On Wed, 11 Mar 2009 22:03:34 +0100 Marcel Partap <mpartap@gmx.net> wrote:
To Marcel: The stifle innovation argument is valid although you've called it invalid several times. You have proposed that 10 (not high profile) developer reviews would be required in order to commit code. Assuming you mean what you say and the overloaded developers (high profile) don't have an increased workload, then that means i need 10 reviews to get my code committed. No that was not exactly what i proposed. The proposal (!) was to have a patch get autocommitted (if style checks run fine and no tests break) by a bot after receiving 10 RTBC vote 'points' and no veto status. The fact that needs to be taken into account here is the level of coding skills and experience of the reviewing person, f.e. by giving people like merlinofchaos chx dries karens etc. (i.e. who have proven to be capable working even on especially complex code) a voting weight of 10 (or 9 maybe.. or whatever) to allow for quicker commital. That'd of course be an arbitrary decision - i'm sure though we could come up with something that worked.
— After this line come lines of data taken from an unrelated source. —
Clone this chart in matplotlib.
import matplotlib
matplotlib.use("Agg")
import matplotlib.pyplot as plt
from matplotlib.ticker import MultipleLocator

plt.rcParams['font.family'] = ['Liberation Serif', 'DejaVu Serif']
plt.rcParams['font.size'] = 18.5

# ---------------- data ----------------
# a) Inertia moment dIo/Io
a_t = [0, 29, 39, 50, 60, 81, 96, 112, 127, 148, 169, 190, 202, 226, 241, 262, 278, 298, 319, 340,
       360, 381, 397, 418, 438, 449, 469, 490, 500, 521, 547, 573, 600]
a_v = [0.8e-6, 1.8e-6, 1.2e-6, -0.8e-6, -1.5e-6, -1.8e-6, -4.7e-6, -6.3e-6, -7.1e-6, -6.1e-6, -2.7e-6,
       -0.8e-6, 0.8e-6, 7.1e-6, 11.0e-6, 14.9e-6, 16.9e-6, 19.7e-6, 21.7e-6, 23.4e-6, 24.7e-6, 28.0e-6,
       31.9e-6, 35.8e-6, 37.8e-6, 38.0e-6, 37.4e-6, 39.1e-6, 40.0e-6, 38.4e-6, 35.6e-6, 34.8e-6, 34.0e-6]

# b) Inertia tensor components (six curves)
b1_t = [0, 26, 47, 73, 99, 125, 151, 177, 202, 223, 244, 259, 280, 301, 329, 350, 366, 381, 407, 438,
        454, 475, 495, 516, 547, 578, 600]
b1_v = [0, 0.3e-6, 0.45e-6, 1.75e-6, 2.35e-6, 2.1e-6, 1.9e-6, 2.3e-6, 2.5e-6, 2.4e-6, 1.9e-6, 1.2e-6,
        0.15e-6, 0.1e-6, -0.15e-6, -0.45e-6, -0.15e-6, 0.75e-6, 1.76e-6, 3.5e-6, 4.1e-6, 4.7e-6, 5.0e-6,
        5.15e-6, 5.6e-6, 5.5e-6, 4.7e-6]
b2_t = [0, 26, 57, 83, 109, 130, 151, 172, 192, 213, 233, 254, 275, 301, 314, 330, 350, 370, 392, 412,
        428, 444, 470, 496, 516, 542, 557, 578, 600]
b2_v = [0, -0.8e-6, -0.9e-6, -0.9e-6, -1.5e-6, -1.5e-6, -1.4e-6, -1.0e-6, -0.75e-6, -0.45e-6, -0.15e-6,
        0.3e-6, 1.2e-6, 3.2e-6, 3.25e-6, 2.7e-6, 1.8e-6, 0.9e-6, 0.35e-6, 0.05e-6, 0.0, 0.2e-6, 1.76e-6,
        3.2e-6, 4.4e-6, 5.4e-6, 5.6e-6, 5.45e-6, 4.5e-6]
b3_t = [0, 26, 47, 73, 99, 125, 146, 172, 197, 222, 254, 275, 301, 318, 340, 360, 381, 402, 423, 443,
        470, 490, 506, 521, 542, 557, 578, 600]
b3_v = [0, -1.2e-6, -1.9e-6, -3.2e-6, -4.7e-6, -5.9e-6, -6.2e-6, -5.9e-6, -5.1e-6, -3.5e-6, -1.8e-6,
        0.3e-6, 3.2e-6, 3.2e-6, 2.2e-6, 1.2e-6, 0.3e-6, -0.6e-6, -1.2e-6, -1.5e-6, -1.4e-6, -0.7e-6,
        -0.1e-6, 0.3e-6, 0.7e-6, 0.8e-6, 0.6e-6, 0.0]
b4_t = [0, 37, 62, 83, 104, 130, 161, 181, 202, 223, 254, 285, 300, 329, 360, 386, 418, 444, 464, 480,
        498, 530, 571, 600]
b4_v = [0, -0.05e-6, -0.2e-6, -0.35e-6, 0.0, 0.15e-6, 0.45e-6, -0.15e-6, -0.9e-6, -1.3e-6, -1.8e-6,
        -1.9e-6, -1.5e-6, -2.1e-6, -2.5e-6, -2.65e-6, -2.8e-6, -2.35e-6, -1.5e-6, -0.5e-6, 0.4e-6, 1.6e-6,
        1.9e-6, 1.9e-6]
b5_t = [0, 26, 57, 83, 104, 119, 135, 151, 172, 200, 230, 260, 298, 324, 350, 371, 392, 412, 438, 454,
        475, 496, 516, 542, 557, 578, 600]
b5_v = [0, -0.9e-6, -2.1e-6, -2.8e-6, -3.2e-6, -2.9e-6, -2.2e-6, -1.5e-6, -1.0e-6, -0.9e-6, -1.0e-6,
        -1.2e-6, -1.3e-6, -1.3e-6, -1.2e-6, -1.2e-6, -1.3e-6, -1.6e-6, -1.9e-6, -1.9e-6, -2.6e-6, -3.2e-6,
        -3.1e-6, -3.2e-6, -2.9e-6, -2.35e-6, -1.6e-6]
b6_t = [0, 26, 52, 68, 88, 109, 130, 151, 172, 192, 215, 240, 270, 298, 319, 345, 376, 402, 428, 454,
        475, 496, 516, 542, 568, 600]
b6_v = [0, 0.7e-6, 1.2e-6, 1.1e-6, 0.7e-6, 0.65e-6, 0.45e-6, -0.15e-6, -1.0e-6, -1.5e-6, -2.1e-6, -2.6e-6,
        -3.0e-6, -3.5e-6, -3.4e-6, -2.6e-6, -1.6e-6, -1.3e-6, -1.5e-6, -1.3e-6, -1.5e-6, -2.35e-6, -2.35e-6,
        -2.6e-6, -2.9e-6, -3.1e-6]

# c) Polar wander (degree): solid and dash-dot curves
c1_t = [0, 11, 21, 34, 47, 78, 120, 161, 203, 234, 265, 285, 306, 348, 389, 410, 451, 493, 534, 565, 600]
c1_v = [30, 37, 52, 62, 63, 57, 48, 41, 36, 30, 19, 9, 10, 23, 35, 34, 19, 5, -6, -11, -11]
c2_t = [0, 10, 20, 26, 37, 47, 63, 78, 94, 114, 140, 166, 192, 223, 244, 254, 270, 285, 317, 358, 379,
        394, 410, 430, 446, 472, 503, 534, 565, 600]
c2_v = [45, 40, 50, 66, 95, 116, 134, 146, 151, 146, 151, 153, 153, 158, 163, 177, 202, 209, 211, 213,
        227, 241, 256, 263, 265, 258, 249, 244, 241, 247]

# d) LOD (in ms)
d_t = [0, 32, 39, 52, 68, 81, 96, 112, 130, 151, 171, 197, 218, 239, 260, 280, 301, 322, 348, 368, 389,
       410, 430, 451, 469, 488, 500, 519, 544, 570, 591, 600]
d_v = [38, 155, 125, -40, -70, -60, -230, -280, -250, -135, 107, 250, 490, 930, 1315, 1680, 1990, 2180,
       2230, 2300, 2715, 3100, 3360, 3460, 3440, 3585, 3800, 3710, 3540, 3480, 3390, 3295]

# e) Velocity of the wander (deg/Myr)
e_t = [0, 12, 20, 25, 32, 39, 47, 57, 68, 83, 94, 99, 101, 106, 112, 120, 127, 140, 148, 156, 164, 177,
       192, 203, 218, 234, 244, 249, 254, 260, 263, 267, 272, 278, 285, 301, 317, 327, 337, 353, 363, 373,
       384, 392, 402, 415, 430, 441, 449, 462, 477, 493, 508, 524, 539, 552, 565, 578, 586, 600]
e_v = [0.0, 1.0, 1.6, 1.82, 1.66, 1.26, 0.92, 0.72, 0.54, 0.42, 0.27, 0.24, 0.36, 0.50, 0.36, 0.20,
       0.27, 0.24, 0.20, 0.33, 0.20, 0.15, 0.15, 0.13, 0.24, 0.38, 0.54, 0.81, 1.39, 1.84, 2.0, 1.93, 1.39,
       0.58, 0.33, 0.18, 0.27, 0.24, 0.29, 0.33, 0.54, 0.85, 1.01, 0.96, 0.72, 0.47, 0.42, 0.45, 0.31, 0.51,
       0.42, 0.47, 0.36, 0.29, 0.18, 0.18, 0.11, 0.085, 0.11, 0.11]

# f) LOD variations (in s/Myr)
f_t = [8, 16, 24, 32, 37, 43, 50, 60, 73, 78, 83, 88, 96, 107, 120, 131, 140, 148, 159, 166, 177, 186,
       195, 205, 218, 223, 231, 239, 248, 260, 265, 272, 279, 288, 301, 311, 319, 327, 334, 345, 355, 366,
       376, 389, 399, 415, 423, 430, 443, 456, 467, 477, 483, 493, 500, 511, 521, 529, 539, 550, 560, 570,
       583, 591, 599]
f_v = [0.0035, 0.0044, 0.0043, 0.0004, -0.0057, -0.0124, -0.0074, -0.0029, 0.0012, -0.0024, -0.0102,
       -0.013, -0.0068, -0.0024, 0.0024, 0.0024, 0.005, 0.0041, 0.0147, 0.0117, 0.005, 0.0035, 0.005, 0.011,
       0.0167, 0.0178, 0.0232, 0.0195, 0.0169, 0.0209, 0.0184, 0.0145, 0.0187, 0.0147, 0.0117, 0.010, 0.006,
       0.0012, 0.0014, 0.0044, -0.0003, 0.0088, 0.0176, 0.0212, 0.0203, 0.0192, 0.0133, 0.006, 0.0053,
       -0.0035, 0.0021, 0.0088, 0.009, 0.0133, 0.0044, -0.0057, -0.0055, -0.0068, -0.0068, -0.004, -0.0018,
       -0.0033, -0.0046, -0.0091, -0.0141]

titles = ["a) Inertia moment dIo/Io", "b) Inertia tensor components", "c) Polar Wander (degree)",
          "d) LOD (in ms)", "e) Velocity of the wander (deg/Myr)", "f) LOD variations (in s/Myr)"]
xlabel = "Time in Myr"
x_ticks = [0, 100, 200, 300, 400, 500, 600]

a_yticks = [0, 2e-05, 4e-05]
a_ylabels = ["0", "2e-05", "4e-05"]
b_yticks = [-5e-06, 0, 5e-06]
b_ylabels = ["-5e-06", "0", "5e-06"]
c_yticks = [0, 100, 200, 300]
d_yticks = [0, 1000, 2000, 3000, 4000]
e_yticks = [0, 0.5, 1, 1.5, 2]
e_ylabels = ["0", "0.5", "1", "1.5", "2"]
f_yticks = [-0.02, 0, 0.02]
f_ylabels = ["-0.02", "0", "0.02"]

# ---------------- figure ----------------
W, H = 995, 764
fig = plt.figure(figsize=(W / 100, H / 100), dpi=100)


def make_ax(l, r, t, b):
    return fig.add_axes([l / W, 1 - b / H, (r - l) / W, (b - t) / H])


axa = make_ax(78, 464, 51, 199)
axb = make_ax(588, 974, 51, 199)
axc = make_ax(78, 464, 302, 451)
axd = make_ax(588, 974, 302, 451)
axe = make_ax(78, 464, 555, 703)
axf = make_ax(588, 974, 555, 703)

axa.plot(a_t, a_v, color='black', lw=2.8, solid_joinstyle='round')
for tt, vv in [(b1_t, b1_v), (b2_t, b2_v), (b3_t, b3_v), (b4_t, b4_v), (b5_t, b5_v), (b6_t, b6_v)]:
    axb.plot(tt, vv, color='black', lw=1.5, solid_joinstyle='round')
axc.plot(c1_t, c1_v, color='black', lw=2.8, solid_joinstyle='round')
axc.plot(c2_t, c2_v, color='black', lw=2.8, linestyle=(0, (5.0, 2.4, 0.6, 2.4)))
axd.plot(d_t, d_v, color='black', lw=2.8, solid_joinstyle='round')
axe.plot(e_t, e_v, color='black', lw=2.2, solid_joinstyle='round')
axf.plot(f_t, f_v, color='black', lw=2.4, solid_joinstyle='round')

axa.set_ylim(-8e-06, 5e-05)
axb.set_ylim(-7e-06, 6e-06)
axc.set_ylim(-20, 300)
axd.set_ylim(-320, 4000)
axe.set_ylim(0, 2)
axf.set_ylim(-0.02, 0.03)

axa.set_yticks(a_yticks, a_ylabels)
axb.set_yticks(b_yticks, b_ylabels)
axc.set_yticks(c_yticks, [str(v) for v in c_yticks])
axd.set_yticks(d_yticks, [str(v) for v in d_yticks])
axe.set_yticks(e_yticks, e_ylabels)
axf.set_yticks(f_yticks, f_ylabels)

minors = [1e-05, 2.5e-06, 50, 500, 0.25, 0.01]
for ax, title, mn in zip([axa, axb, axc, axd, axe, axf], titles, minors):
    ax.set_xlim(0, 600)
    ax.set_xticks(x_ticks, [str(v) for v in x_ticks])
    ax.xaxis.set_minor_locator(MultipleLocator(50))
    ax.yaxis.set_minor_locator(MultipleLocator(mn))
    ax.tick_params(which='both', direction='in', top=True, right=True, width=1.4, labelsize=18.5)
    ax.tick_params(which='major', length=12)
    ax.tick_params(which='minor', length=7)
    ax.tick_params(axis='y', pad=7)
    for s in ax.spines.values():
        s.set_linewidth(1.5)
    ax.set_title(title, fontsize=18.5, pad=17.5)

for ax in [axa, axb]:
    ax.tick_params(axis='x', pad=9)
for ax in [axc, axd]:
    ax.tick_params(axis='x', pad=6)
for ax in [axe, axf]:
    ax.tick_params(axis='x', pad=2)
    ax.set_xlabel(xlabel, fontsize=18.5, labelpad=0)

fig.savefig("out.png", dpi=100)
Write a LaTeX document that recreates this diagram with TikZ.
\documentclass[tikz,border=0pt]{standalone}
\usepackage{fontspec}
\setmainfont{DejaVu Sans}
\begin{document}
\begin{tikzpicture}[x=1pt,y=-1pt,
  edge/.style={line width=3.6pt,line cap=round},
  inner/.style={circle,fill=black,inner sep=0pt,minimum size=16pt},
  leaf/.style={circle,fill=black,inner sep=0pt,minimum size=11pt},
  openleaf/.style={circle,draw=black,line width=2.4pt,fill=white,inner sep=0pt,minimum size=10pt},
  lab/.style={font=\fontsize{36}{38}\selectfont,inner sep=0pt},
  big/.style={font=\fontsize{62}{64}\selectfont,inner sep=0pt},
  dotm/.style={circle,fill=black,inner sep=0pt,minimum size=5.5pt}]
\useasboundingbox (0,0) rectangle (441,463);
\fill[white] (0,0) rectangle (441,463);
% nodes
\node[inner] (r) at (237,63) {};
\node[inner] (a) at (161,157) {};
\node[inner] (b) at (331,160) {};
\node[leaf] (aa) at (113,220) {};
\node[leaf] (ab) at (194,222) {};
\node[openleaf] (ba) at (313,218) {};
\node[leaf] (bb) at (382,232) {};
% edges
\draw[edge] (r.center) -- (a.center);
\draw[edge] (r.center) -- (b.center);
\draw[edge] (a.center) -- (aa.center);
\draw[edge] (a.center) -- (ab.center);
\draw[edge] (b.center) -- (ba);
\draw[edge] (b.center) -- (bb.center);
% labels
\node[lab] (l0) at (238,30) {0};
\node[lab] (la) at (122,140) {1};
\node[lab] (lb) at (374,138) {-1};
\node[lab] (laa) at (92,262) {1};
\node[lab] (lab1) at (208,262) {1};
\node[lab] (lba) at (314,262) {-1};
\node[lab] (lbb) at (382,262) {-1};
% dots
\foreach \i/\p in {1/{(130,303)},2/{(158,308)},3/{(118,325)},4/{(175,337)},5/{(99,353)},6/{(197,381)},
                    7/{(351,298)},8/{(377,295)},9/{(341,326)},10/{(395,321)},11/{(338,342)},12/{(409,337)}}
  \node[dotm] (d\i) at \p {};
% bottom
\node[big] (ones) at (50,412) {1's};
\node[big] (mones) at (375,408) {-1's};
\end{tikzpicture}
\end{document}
I prefer push approach for this kind of stuff rather than pull. In fact I proposed a feed for just getting changes to docs, api etc... I sincerely don't feel comfort with the drupal project infrastructure. It may be my ignorance or maybe "eat your own dog food" works to some extent but is not a commandment. Anyway I think you could obtain a similar effect subscribing to the feeds of issue queues. Still I don't feel the review score system is going to work for contrib.
I like mailing lists. Wine-patches is just great for watching code that passes by. It'd be really useful as a tool by itself imho, although those other options already exist. You have to agree there is a slight but notable difference in actively subscribing/seeking something or passively get pushed the new code to your inbox.